Prediction of Pedestrian Speed with Artificial Neural Networks
Antoine Tordeux, Mohcine Chraibi, Armin Seyfried, Andreas, Schadschneider

TL;DR
This paper explores using artificial neural networks to predict pedestrian speeds in complex environments, showing they outperform classical models in differentiating geometries and improving speed estimates.
Contribution
It introduces a neural network approach for pedestrian speed prediction and demonstrates its effectiveness over classical models in mixed geometry scenarios.
Findings
Neural networks can differentiate between corridor and bottleneck geometries.
Neural networks improve pedestrian speed estimation in mixed environments.

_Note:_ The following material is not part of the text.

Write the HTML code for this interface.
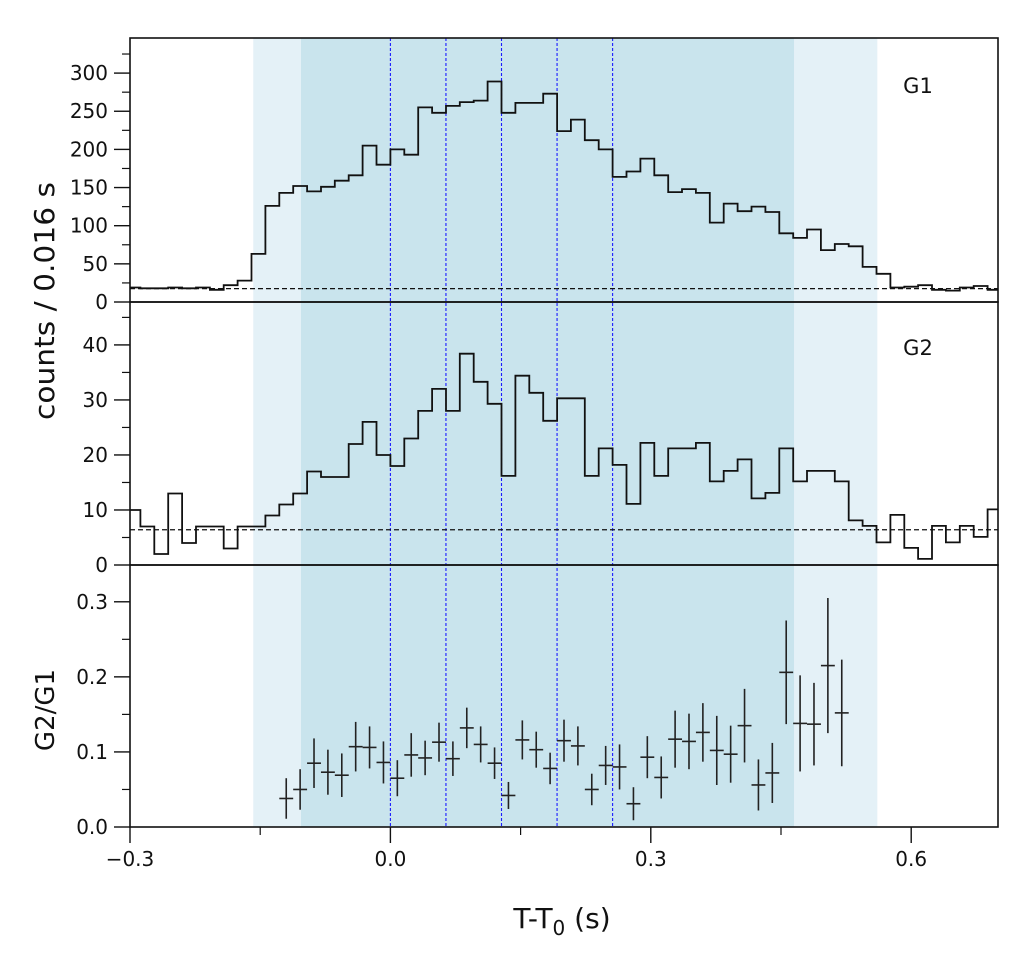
<!DOCTYPE html>
<html><head><meta charset="utf-8">
<style>
html,body{margin:0;padding:0;background:#fff;}
svg{display:block;font-family:"DejaVu Sans","Liberation Sans",sans-serif;}
</style></head>
<body>
<svg id="chart" width="1034" height="965" viewBox="0 0 1034 965" xmlns="http://www.w3.org/2000/svg" style="position:absolute;left:0;top:0;"></svg>
<script>
// ---- data ----
const binWidth = 0.016;
const firstBin = -19; // bin k covers [k*0.016,(k+1)*0.016]
const g1Counts = [19,18,18,19,18,19,16,22,28,63,126,143,152,145,151,159,166,205,180,
  200,193,255,248,257,262,264,289,248,261,261,273,224,239,212,200,164,171,188,166,144,148,143,104,129,119,125,118,90,84,95,68,76,73,46,37,19,20,22,16,15,19,21,16];
const g2Counts = [10,7,2,13,4,7,7,3,7,7,9,11,13,17,16,16,22,26,20,
  18,23,28,32,28,38.4,33.3,29.3,16.2,34.4,31.3,26.2,30.3,30.3,16.2,21.2,18.2,11.1,22.2,16.2,21.2,21.2,22.2,15.2,17.1,19.2,12.1,13.1,21.2,15.2,17.1,17.1,15.2,8.1,7.1,4.1,9.1,3.1,1.1,7.1,4.1,7.1,5.1,10.1];
const g1Background = 17.5;
const g2Background = 6.4;
const ratioFirstBin = -8;
const ratioValues = [0.038,0.050,0.085,0.073,0.069,0.107,0.106,0.086,0.065,0.096,0.092,0.113,0.091,0.132,0.110,0.085,0.042,0.116,0.103,0.078,0.115,
  0.108,0.050,0.082,0.080,0.031,0.093,0.066,0.117,0.114,0.126,0.102,0.097,0.135,0.056,0.072,0.206,0.138,0.137,0.215,0.152];
const ratioErrors = [0.027,0.027,0.033,0.030,0.029,0.033,0.028,0.028,0.024,0.029,0.023,0.026,0.023,0.027,0.024,0.021,0.018,0.026,0.024,0.021,0.028,
  0.026,0.021,0.026,0.030,0.022,0.028,0.028,0.038,0.037,0.039,0.046,0.038,0.049,0.034,0.040,0.069,0.064,0.055,0.090,0.071];
const outerInterval = [-0.158, 0.561];
const innerInterval = [-0.103, 0.465];
const markerTimes = [0, 0.064, 0.128, 0.192, 0.256];
const xTicks = [-0.3, 0.0, 0.3, 0.6];
const xTickLabels = ["\u22120.3","0.0","0.3","0.6"];
const xMinorTicks = [-0.15, 0.15, 0.45];
const g1Ticks = [0,50,100,150,200,250,300];
const g2Ticks = [0,10,20,30,40];
const ratioTicks = [0.0,0.1,0.2,0.3];
const ratioTickLabels = ["0.0","0.1","0.2","0.3"];

// ---- layout ----
const L=130,R=998;
const xs = t => L + (t+0.3)/1.0*(R-L);
const P1={top:38,bot:302,max:346}, P2={top:302,bot:565,max:47.8}, P3={top:565,bot:827,max:0.349};
const ys = (p,v) => p.bot - v/p.max*(p.bot-p.top);
const NS="http://www.w3.org/2000/svg";
const svg=document.getElementById('chart');
function mk(tag, attrs, parent){const e=document.createElementNS(NS,tag);for(const k in attrs)e.setAttribute(k,attrs[k]);(parent||svg).appendChild(e);return e;}
const defs=mk('defs',{});
const cp=mk('clipPath',{id:'plotclip'},defs);
mk('rect',{x:L,y:P1.top,width:R-L,height:P3.bot-P1.top},cp);

let r=mk('rect',{x:xs(outerInterval[0]),y:P1.top,width:xs(outerInterval[1])-xs(outerInterval[0]),height:P3.bot-P1.top,fill:'#e4f1f7'});

r=mk('rect',{x:xs(innerInterval[0]),y:P1.top,width:xs(innerInterval[1])-xs(innerInterval[0]),height:P3.bot-P1.top,fill:'#c9e4ed'});

markerTimes.forEach(t=>{
  const l=mk('line',{x1:xs(t),x2:xs(t),y1:P1.top,y2:P3.bot,stroke:'#1a1aff','stroke-width':1.1,'stroke-dasharray':'3,2'});
  
  
});

function hist(p, counts, name){
  let d='';
  counts.forEach((v,i)=>{
    const k=firstBin+i;
    const x0=xs(k*binWidth), x1=xs((k+1)*binWidth), y=ys(p,v);
    d += (i===0?'M':'L')+x0.toFixed(1)+','+y.toFixed(1)+'L'+x1.toFixed(1)+','+y.toFixed(1);
  });
  const e=mk('path',{d:d,fill:'none',stroke:'#111','stroke-width':1.8,'clip-path':'url(#plotclip)'});
  
  
}
hist(P1,g1Counts,'g1-histogram');
hist(P2,g2Counts,'g2-histogram');
let bl=mk('line',{x1:L,x2:R,y1:ys(P1,g1Background),y2:ys(P1,g1Background),stroke:'#111','stroke-width':1.3,'stroke-dasharray':'5,3'});

bl=mk('line',{x1:L,x2:R,y1:ys(P2,g2Background),y2:ys(P2,g2Background),stroke:'#111','stroke-width':1.3,'stroke-dasharray':'5,3'});


ratioValues.forEach((v,i)=>{
  const k=ratioFirstBin+i, e=ratioErrors[i];
  const g=mk('g',{stroke:'#222','stroke-width':1.6});
  
  
  const xc=xs((k+0.5)*binWidth);
  mk('line',{x1:xs(k*binWidth),x2:xs((k+1)*binWidth),y1:ys(P3,v),y2:ys(P3,v)},g);
  mk('line',{x1:xc,x2:xc,y1:ys(P3,v-e),y2:ys(P3,v+e)},g);
});

[P1,P2,P3].forEach((p,i)=>{
  const f=mk('rect',{x:L,y:p.top,width:R-L,height:p.bot-p.top,fill:'none',stroke:'#111','stroke-width':1.6});
  
  
});

function yAxis(p, ticks, labels, minorStep, name){
  const g=mk('g',{});
  
  
  ticks.forEach((v,i)=>{
    const y=ys(p,v);
    mk('line',{x1:L-16,x2:L,y1:y,y2:y,stroke:'#111','stroke-width':1.4},g);
    const t=mk('text',{x:L-22,y:y+7,'text-anchor':'end','font-size':20,fill:'#111'},g);
    t.textContent=labels[i];
  });
  for(let v=minorStep; v<p.max; v+=minorStep){
    if(ticks.some(t=>Math.abs(t-v)<1e-6))continue;
    const y=ys(p,v);
    mk('line',{x1:L-8,x2:L,y1:y,y2:y,stroke:'#111','stroke-width':1.2},g);
  }
}
yAxis(P1,g1Ticks,g1Ticks.map(String),25,'g1-y-axis');
yAxis(P2,g2Ticks,g2Ticks.map(String),5,'g2-y-axis');
yAxis(P3,ratioTicks,ratioTickLabels,0.05,'ratio-y-axis');

const xg=mk('g',{});


xTicks.forEach((v,i)=>{
  const x=xs(v);
  mk('line',{x1:x,x2:x,y1:P3.bot,y2:P3.bot+16,stroke:'#111','stroke-width':1.4},xg);
  const t=mk('text',{x:x,y:P3.bot+39,'text-anchor':'middle','font-size':20,fill:'#111'},xg);
  t.textContent=xTickLabels[i];
});
xMinorTicks.forEach(v=>{
  const x=xs(v);
  mk('line',{x1:x,x2:x,y1:P3.bot,y2:P3.bot+8,stroke:'#111','stroke-width':1.2},xg);
});
</script>
<svg width="1034" height="965" style="position:absolute;left:0;top:0;font-family:'DejaVu Sans','Liberation Sans',sans-serif;">
<text x="918" y="93" text-anchor="middle" font-size="21" fill="#111">G1</text>
<text x="918" y="355" text-anchor="middle" font-size="21" fill="#111">G2</text>
<text transform="translate(54,301) rotate(-90)" text-anchor="middle" font-size="28" fill="#111" textLength="238" lengthAdjust="spacingAndGlyphs">counts / 0.016 s</text>
<text transform="translate(54,710) rotate(-90)" text-anchor="middle" font-size="26" fill="#111">G2/G1</text>
<text x="562" y="928" text-anchor="middle" font-size="28" fill="#111">T-T<tspan font-size="20" dy="7">0</tspan><tspan dy="-7"> (s)</tspan></text>
</svg>
</body></html>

Classical models are less effective in complex, variable geometries.
Abstract
Pedestrian behaviours tend to depend on the type of facility. Therefore accurate predictions of pedestrians movements in complex geometries (including corridor, bottleneck or intersection) are difficult to achieve for classical models with few parameters. Artificial neural networks have multiple parameters and are able to identify various types of patterns. They could be a suitable alternative for forecasts. We aim in this paper to present first steps testing this approach. We compare estimations of pedestrian speed with a classical model and a neural network for combinations of corridor and bottleneck experiments. The results show that the neural network is able to differentiate the two geometries and to improve the estimation of pedestrian speeds when the geometries are mixed.